EXERCISE AIM >> Quote, verbatim, all material below, without pictures.

---------- DATA LINES ----------

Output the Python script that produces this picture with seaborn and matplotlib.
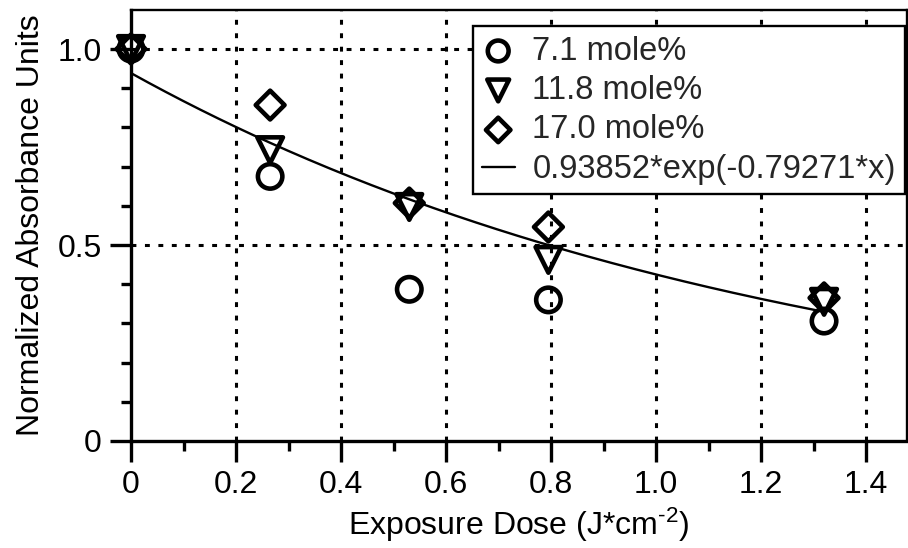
import numpy as np
import pandas as pd
import matplotlib
matplotlib.use("Agg")
import matplotlib.pyplot as plt
import seaborn as sns

# ---- data ----
dose = [0.0, 0.265, 0.53, 0.795, 1.32]
mole_7_1 = [1.0, 0.675, 0.387, 0.360, 0.306]
mole_11_8 = [1.0, 0.742, 0.597, 0.462, 0.355]
mole_17_0 = [1.0, 0.857, 0.607, 0.546, 0.365]
series_labels = ["7.1 mole%", "11.8 mole%", "17.0 mole%"]
fit_amp = 0.93852
fit_rate = -0.79271
fit_label = "0.93852*exp(-0.79271*x)"
x_ticks = [0, 0.2, 0.4, 0.6, 0.8, 1.0, 1.2, 1.4]
x_ticklabels = ["0", "0.2", "0.4", "0.6", "0.8", "1.0", "1.2", "1.4"]
y_ticks = [0, 0.5, 1.0]
y_ticklabels = ["0", "0.5", "1.0"]

sns.set_theme(style="ticks")
plt.rcParams["font.family"] = ["Liberation Sans", "DejaVu Sans"]
plt.rcParams["mathtext.fontset"] = "custom"
plt.rcParams["mathtext.rm"] = "Liberation Sans"
plt.rcParams["mathtext.it"] = "Liberation Sans"
plt.rcParams["axes.unicode_minus"] = False

fig = plt.figure(figsize=(9.08, 5.48), dpi=100)
ax = fig.add_axes([131 / 908, 107 / 548, 776 / 908, 431 / 548])

fs = 23

# fit curve
fit_x = np.linspace(0, dose[-1], 200)
fit_df = pd.DataFrame({"x": fit_x, "y": fit_amp * np.exp(fit_rate * fit_x)})

markers = ["o", "v", "D"]
sizes = [310, 340, 215]
for vals, lab, mk, s in zip([mole_7_1, mole_11_8, mole_17_0], series_labels, markers, sizes):
    df = pd.DataFrame({"x": dose, "y": vals})
    sns.scatterplot(data=df, x="x", y="y", ax=ax, marker=mk, s=s,
                    facecolor="none", edgecolor="black", linewidth=3.3,
                    label=lab, clip_on=False, zorder=4)

sns.lineplot(data=fit_df, x="x", y="y", ax=ax, color="black", lw=1.7,
             label=fit_label, zorder=3)

ax.set_xlim(0, 1.478)
ax.set_ylim(0, 1.0995)

ax.set_xticks(x_ticks)
ax.set_xticklabels(x_ticklabels)
ax.set_yticks(y_ticks)
ax.set_yticklabels(y_ticklabels)
ax.set_xticks(np.arange(0.1, 1.5, 0.2), minor=True)
ax.set_yticks([v for v in np.arange(0.1, 1.1, 0.1) if abs(v - 0.5) > 1e-6 and abs(v - 1.0) > 1e-6], minor=True)

ax.tick_params(axis="both", which="major", direction="out", length=15, width=2.4,
               labelsize=fs, color="black", labelcolor="black", pad=6)
ax.tick_params(axis="both", which="minor", direction="out", length=7.5, width=2.4,
               color="black")

for side in ["left", "bottom"]:
    ax.spines[side].set_linewidth(2.4)
    ax.spines[side].set_color("black")
for side in ["top", "right"]:
    ax.spines[side].set_visible(True)
    ax.spines[side].set_linewidth(1.7)
    ax.spines[side].set_color("black")

# dotted grid
for xv in x_ticks[1:]:
    ax.axvline(xv, color="black", lw=2.2, linestyle=(0, (1.6, 2.8)), zorder=1)
for yv in y_ticks[1:]:
    ax.axhline(yv, color="black", lw=2.2, linestyle=(0, (1.6, 2.8)), zorder=1)

ax.set_xlabel("Exposure Dose (J*cm$^{\\mathregular{\u2010}\\mathregular{2}}$)", fontsize=fs,
              color="black", labelpad=4)
ax.set_ylabel("Normalized Absorbance Units", fontsize=fs, color="black", labelpad=8)

leg = ax.legend(loc="upper right", bbox_to_anchor=(0.9974, 0.962), borderaxespad=0,
                fontsize=23.5, frameon=True, fancybox=False,
                edgecolor="black", framealpha=1,
                handlelength=1.0, handletextpad=0.55, labelspacing=0.26,
                borderpad=0.28, markerscale=0.85)
leg.get_frame().set_linewidth(1.7)

fig.savefig("out.png", dpi=100, facecolor="white")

----------

SOLUTION FOR THIS TASK >>
Output the Python script that produces this picture with seaborn and matplotlib.
import numpy as np
import pandas as pd
import matplotlib
matplotlib.use("Agg")
import matplotlib.pyplot as plt
import seaborn as sns

# ---- data ----
dose = [0.0, 0.265, 0.53, 0.795, 1.32]
mole_7_1 = [1.0, 0.675, 0.387, 0.360, 0.306]
mole_11_8 = [1.0, 0.742, 0.597, 0.462, 0.355]
mole_17_0 = [1.0, 0.857, 0.607, 0.546, 0.365]
series_labels = ["7.1 mole%", "11.8 mole%", "17.0 mole%"]
fit_amp = 0.93852
fit_rate = -0.79271
fit_label = "0.93852*exp(-0.79271*x)"
x_ticks = [0, 0.2, 0.4, 0.6, 0.8, 1.0, 1.2, 1.4]
x_ticklabels = ["0", "0.2", "0.4", "0.6", "0.8", "1.0", "1.2", "1.4"]
y_ticks = [0, 0.5, 1.0]
y_ticklabels = ["0", "0.5", "1.0"]

sns.set_theme(style="ticks")
plt.rcParams["font.family"] = ["Liberation Sans", "DejaVu Sans"]
plt.rcParams["mathtext.fontset"] = "custom"
plt.rcParams["mathtext.rm"] = "Liberation Sans"
plt.rcParams["mathtext.it"] = "Liberation Sans"
plt.rcParams["axes.unicode_minus"] = False

fig = plt.figure(figsize=(9.08, 5.48), dpi=100)
ax = fig.add_axes([131 / 908, 107 / 548, 776 / 908, 431 / 548])

fs = 23

# fit curve
fit_x = np.linspace(0, dose[-1], 200)
fit_df = pd.DataFrame({"x": fit_x, "y": fit_amp * np.exp(fit_rate * fit_x)})

markers = ["o", "v", "D"]
sizes = [310, 340, 215]
for vals, lab, mk, s in zip([mole_7_1, mole_11_8, mole_17_0], series_labels, markers, sizes):
    df = pd.DataFrame({"x": dose, "y": vals})
    sns.scatterplot(data=df, x="x", y="y", ax=ax, marker=mk, s=s,
                    facecolor="none", edgecolor="black", linewidth=3.3,
                    label=lab, clip_on=False, zorder=4)

sns.lineplot(data=fit_df, x="x", y="y", ax=ax, color="black", lw=1.7,
             label=fit_label, zorder=3)

ax.set_xlim(0, 1.478)
ax.set_ylim(0, 1.0995)

ax.set_xticks(x_ticks)
ax.set_xticklabels(x_ticklabels)
ax.set_yticks(y_ticks)
ax.set_yticklabels(y_ticklabels)
ax.set_xticks(np.arange(0.1, 1.5, 0.2), minor=True)
ax.set_yticks([v for v in np.arange(0.1, 1.1, 0.1) if abs(v - 0.5) > 1e-6 and abs(v - 1.0) > 1e-6], minor=True)

ax.tick_params(axis="both", which="major", direction="out", length=15, width=2.4,
               labelsize=fs, color="black", labelcolor="black", pad=6)
ax.tick_params(axis="both", which="minor", direction="out", length=7.5, width=2.4,
               color="black")

for side in ["left", "bottom"]:
    ax.spines[side].set_linewidth(2.4)
    ax.spines[side].set_color("black")
for side in ["top", "right"]:
    ax.spines[side].set_visible(True)
    ax.spines[side].set_linewidth(1.7)
    ax.spines[side].set_color("black")

# dotted grid
for xv in x_ticks[1:]:
    ax.axvline(xv, color="black", lw=2.2, linestyle=(0, (1.6, 2.8)), zorder=1)
for yv in y_ticks[1:]:
    ax.axhline(yv, color="black", lw=2.2, linestyle=(0, (1.6, 2.8)), zorder=1)

ax.set_xlabel("Exposure Dose (J*cm$^{\\mathregular{\u2010}\\mathregular{2}}$)", fontsize=fs,
              color="black", labelpad=4)
ax.set_ylabel("Normalized Absorbance Units", fontsize=fs, color="black", labelpad=8)

leg = ax.legend(loc="upper right", bbox_to_anchor=(0.9974, 0.962), borderaxespad=0,
                fontsize=23.5, frameon=True, fancybox=False,
                edgecolor="black", framealpha=1,
                handlelength=1.0, handletextpad=0.55, labelspacing=0.26,
                borderpad=0.28, markerscale=0.85)
leg.get_frame().set_linewidth(1.7)

fig.savefig("out.png", dpi=100, facecolor="white")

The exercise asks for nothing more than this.